As gaivotas continuavam bem lá no alto, escondidas pelos relevos da falésia. Avisadas, permaneciam nas zonas inacessíveis ao bicho humano. Voavam muito alto, como pequenos aviões, como se temessem aproximar-se do pessoal que invadia o seu habitat e tomavam, provavelmente, como um perigo à sua existência. Nesse dia, uma delas chegou tão alto que parecia em rota de colisão com um avião que descia a caminho do aeroporto de Faro. Animadamente, continuou a presentear-nos com um bailado fascinante, que o brilho de sol exponenciou. 

Era tempo de voltar ao aldeamento. Fui para a piscina. Não podia deixar de assistir ao espectáculo que um casal polaco me proporcionava, todos os dias, à mesma hora. Soube que eram muito ricos e clientes regulares daquela estância. O homem teria uns sessenta anos, um metro e sessenta de altura, anafado, feições grosseiras, mesquinhas, tronco comprido, pernas curtas, mãos e pés sapudos, cara redonda com barba de um dia, cabelo cortado à sargento, nariz pequeno, orelhas grandes, e um olho de cada cor: um esverdeado e outro cinzento pardo. Corpo minuciosamente depilado, voz à Peter Lorre que se ouvia no seu inglês, quase indecifrável, nas parcas palavras que deixava fugir. Sempre deitado, movimentava-se para ir à piscina, para dar umas braçada, breves e rápidas. A companheira era bem diferente: mais nova, alta, muito direita, magra, elegante, passo firme, cara ligeiramente comprida de feições correctas, olhos azuis cor de mar, lábios grossos, cabelo que apanhava e escondia num chapéu panamá, nariz firme, que adensava um certo ar misterioso. Ao contrário do companheiro, não parava: mexia-se e deslocava-se dentro do aldeamento como se estivesse sempre ocupada. Lia, nadava, tinha sempre obra para fazer. Uma mulher de acção. A sua vitalidade contrastava com a sedentariedade do seu parceiro. Fiquei à espera. Pontualmente, levantou-se e massajou o companheiro com creme, desde a ponte dos cabelos às unhas dos pés. Fazia-o com uma dedicação e leveza impressionantes. Não lhe escapava nada. O corpo dele recebia com evidente prazer os movimentos daquelas mãos que tratavam o corpo do marmanjo, como o artista as teclas do seu piano. Rápido, rápido, lento, lento. A face era massajada com uma doçura impressionante, ritmo lento, lento, as costas, o peito, as pernas e os braços, num ritmo rápido, rápido. Até os dedos dos pés lhe mereciam a devida atenção. Que inveja. O tratamento demorava mais de meia hora. Seria fisioterapeuta? Ao que soube era a cabeça de um grupo económico que o companheiro formou, a preços de saldo com o regresso em força da economia privada à Polónia. Aquela mulher era uma espécie rara. Ainda explorei junto da minha mulher se era capaz de me dedicar um tratamento, próximo daquele. Respondeu-me, rudemente: “Era o que faltava. Não tens mãozinhas?”
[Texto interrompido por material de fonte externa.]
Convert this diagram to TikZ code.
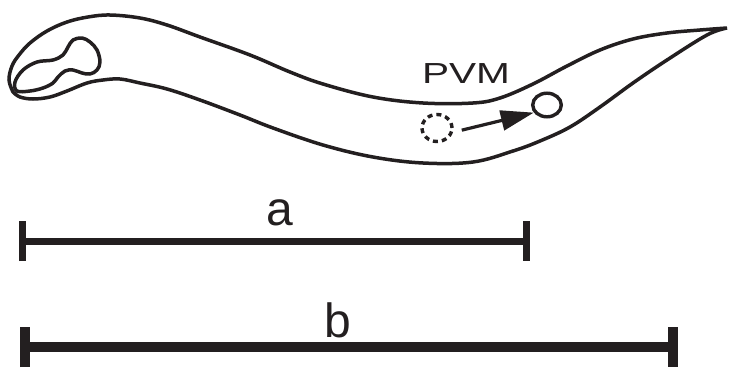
\documentclass[tikz,border=0pt]{standalone}
\usepackage{fontspec}
\setmainfont{Liberation Sans}
\usetikzlibrary{arrows.meta,shapes.geometric}
\definecolor{ink}{RGB}{35,31,32}

\begin{document}
\begin{tikzpicture}[x=1pt,y=-1pt,
  body/.style={draw=ink, line width=3.5pt, line join=round},
  cell/.style={ellipse, draw=ink, line width=3.4pt, inner sep=0pt},
  scalebar/.style={draw=ink, {Bar[width=40pt]}-{Bar[width=40pt]}},
  barlabel/.style={anchor=base, text=ink, font=\fontsize{48}{50}\selectfont}]
\useasboundingbox (0,0) rectangle (739,383);

% worm: head and dorsal side out to the tail tip, then ventral side back
\draw[body, line join=miter]
  plot[smooth, tension=0.6] coordinates {(13,92) (9,80) (12,66) (19,55) (30,43) (47,31) (67,22) (88,17)
    (110,15) (140,18) (167,25) (200,37) (250,55) (290,72) (323,84) (373,97) (423,103) (473,103)
    (500,98) (533,84) (567,66) (600,50) (633,39) (667,33) (700,30) (727,28)}
  -- plot[smooth, tension=0.6] coordinates {(727,28) (707,35) (667,60) (633,83) (600,107) (570,127)
    (540,141) (513,151) (473,162) (423,163) (373,157) (323,145) (273,128) (240,115) (200,100)
    (167,89) (140,83) (120,79) (103,80) (87,83) (67,91) (50,97) (33,99) (20,97) (13,92)}
  -- cycle;

% pharynx
\draw[body] plot[smooth cycle, tension=0.6] coordinates {(15,82) (23,70) (37,62) (53,60) (63,55)
  (68,47) (73,40) (82,38) (90,42) (97,50) (100,62) (97,70) (90,74) (82,73) (73,70) (65,71)
  (58,77) (53,83) (43,88) (30,91) (17,91)};

% PVM cell body, before and after
\node[cell, dash pattern=on 5pt off 4pt, minimum width=30pt, minimum height=27pt] (old) at (437,128) {};
\node[cell, minimum width=28.6pt, minimum height=23.6pt] (new) at (547,105) {};
\node[anchor=base, xscale=1.4, text=ink, font=\fontsize{29}{30}\selectfont] (pvm) at (466,83) {PVM};
\draw[ink, line width=3.2pt, -{Triangle[length=33pt,width=20pt]}, shorten <=9pt] (old.-15) -- (new.210);

% lengths a and b
\coordinate (a0) at (18.5,241);
\coordinate (a1) at (530,241);
\draw[scalebar, line width=7pt] (a0) -- (a1);
\node[barlabel] (la) at (280,225) {a};

\coordinate (b0) at (19.5,347);
\coordinate (b1) at (678,347);
\draw[scalebar, line width=10pt] (b0) -- (b1);
\node[barlabel] (lb) at (338,337) {b};
\end{tikzpicture}
\end{document}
A terra, concluí depois de lhe dar muitas voltas, não passava de uma ampla coligação determinada a aborrecer ou a surpreender toda a espécie de peregrinos que nela transita: tinha escolhos que não apareciam nos mapas e nas cartas, lugares estranhos, areia escaldante, marés vivas, falésias traiçoeiras, homens vulgares e misteriosos casais. Estava povoada, além disso, por uma multidão de turistas: funcionários, empreendedores, capitães, polícias, juízes, políticos, e homens e mulheres que se expunham a todos os perigos para defenderem o seu território e ficarem de pele morena, ao arrepio de todas as recomendações. Apesar de tudo, a silly season vive momentos recessivos e a loucura já não é o que era. Para o ano há mais. Não creio que as gaivotas estejam na disposição de se aproximarem. Os impostos, esses, não nos largarão, lamentavelmente.